All of this represents an immeasurable advance over Zweig’s other fiction. Instead of a single emotion intensively examined within a narrow social frame–a fair description even, as its title suggests, of Beware of Pity, though that work is considerably longer than The Post-Office Girl–Zweig gives us fully rounded lives rooted in a broad historical context. This, he is telling us, is what the war has done to people. This is what history has made of their bodies. This is the fate of a whole generation. The question of historical luck, and thus of the possibility of alternative lives or selves, is everywhere at issue. Franz made it home right after the war; Ferdinand got stuck in Siberia for an extra two years. Klara was sent off to America; her sister Maria, Christine’s mother, spent the war working in a damp hospital basement. The postwar generation of girls is bold and shameless, but everywhere Christine looks she sees women like her, who have missed their chance at life.

The affair she begins with Ferdinand, two souls clinging together for friendship more than anything else, is no less immune than they to the withering circumstances of their lives. The couple contemplate suicide, then conceive a plan that will enable them to escape a different way. And that’s where the novel breaks off. Did Zweig intend to end it there? He might have. The narrative terminates at the conclusion of a scene, and on a thematically significant word.

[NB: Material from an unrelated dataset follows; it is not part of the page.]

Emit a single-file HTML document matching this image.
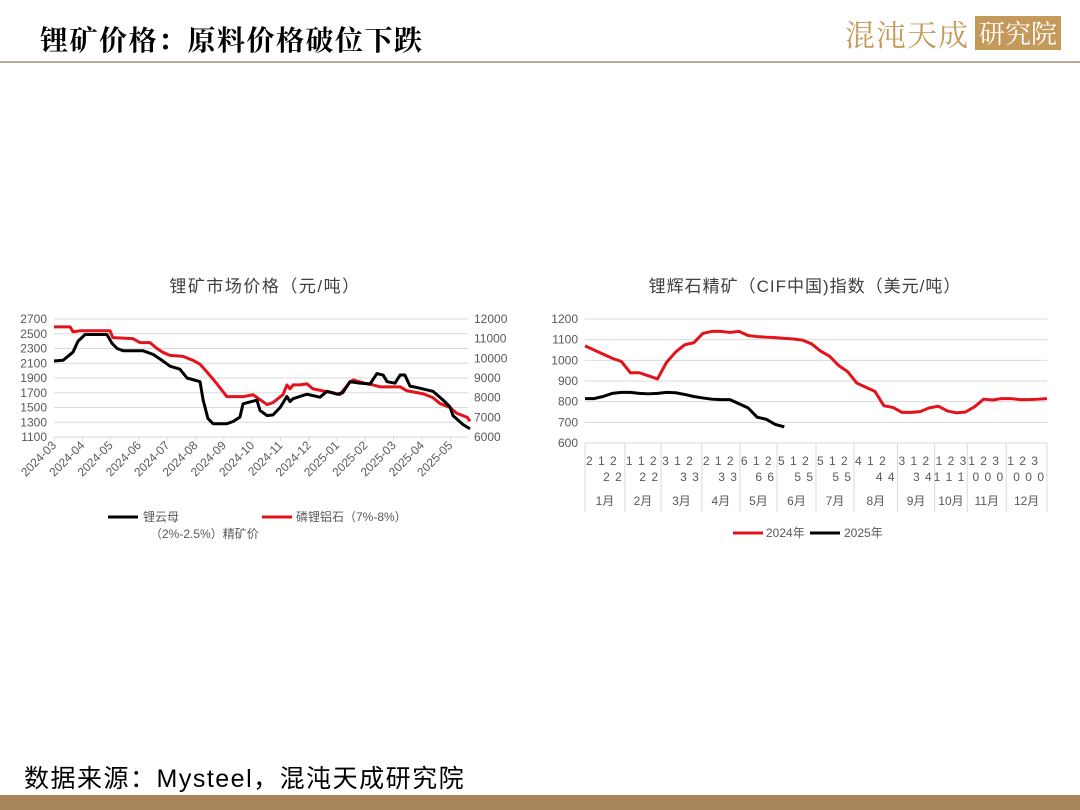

But it would have taken an even greater departure from his normal practice than any other the novel exhibits for Zweig to have suspended the story on such a radically Modernist note of openness, before even a climax, let alone a resolution. Zweig’s own death involved a suicide pact–he was found lying hand-in-hand with his second wife–and perhaps he simply never succeeded in imagining what a different ending could have looked like. On the other hand, by 1942, Christine and Ferdinand’s future would have been all too clear. The rage, the feelings of betrayal, the sense of wasted talent: the Great War’s toxic human residue, expressed so starkly in Ferdinand’s long denunciatory speeches, would fuel the politics of the 1930s. A million Ferdinands, roused by such tirades, would put on shirts of brown or black and dance the death march of Old Europe.